Khan argues that in regards to Amazon and the twenty-first century marketplace, the competitive process as a whole, including marketplace infrastructure and dynamics.

“Amazon controls key critical infrastructure for the Internet economy—in ways that are difficult for new entrants to replicate or compete against,” Khan explained. “By making itself indispensable to e-commerce, Amazon enjoys receiving business from its rivals, even as it competes with them. Moreover, Amazon gleans information from these competitors as a service provider that it may use to gain a further advantage over them as rivals—enabling it to further entrench its dominant position.”

Amazon has built, expanded and acquired the infrastructure their competition depends on, and it exploits this power to eliminate any neutrality in the competitive process.

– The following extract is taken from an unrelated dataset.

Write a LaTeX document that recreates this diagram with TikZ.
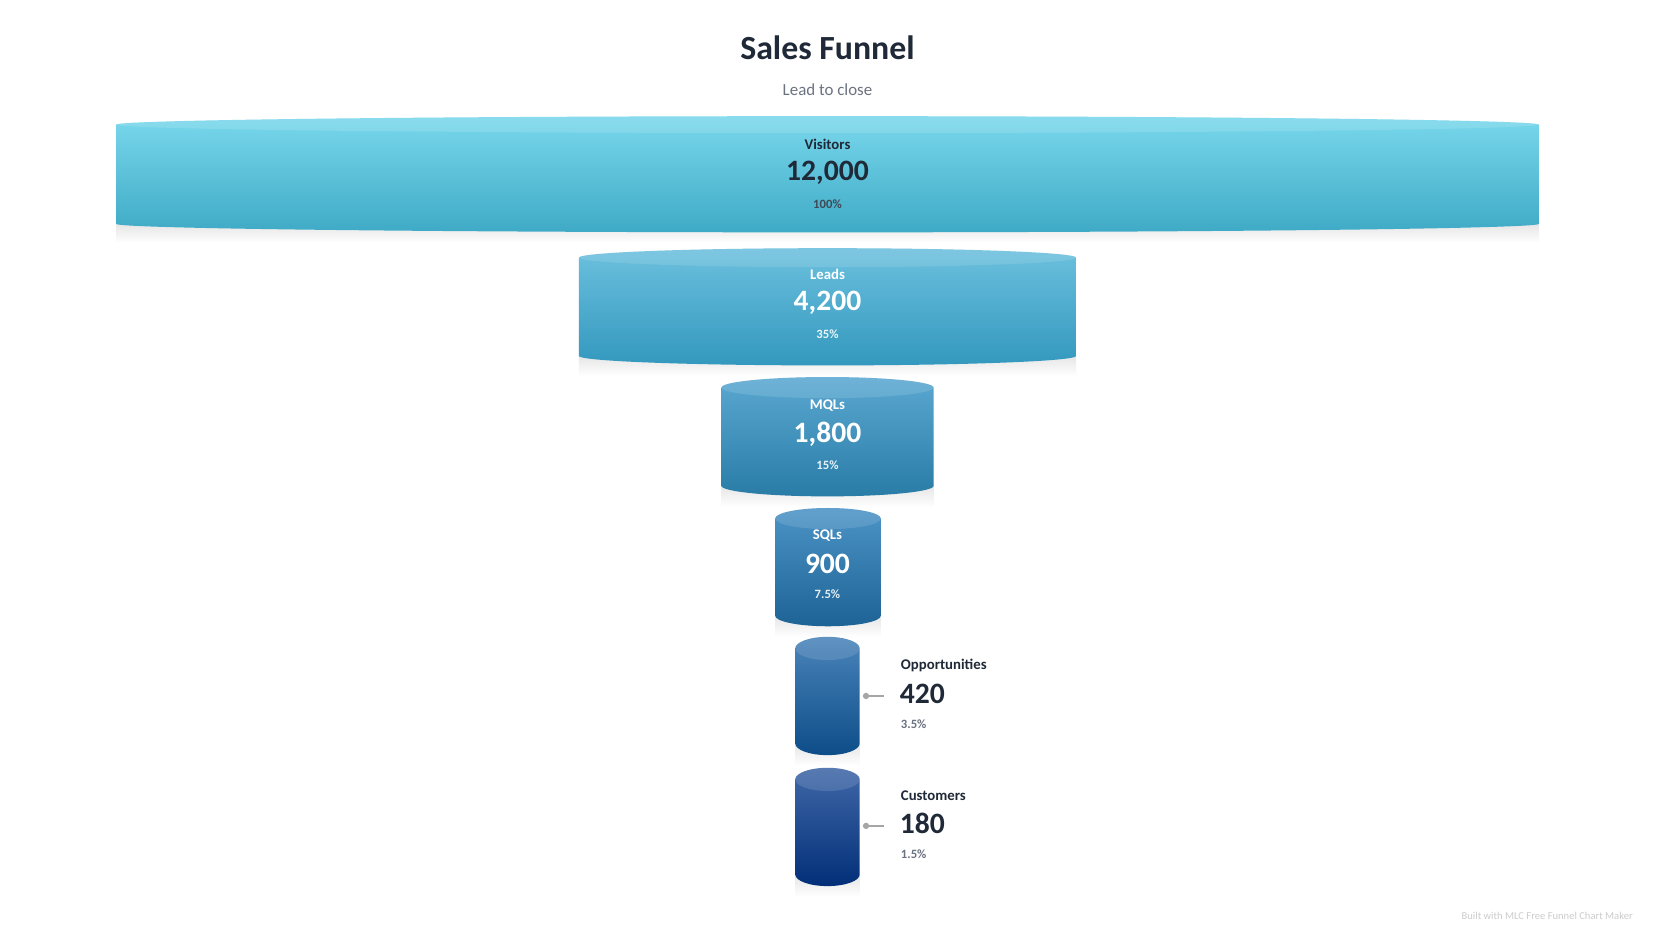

The company’s size and broad scope enables it to selectively choose who uses it services, how, and on what terms, while increasingly tipping the competitive balance in their favor. Khan concludes by outlining two avenues of possible solutions for Amazon’s monopoly; “restoring traditional antitrust principles to create a presumption of predation and to ban vertical integration by dominant platforms could help maintain competition in these markets,” or based on the presumption that dominant online platforms like Amazon are inherently monopolistic, then applying regulations similar to those enacted for public utilities to mitigate any abuse of power from the dominant platform. But both avenues demand analyzing current legal framework and amending it to address the internet economy and in that economy, what should the law identify as unhealthy threats to maintaining a free, competitive market.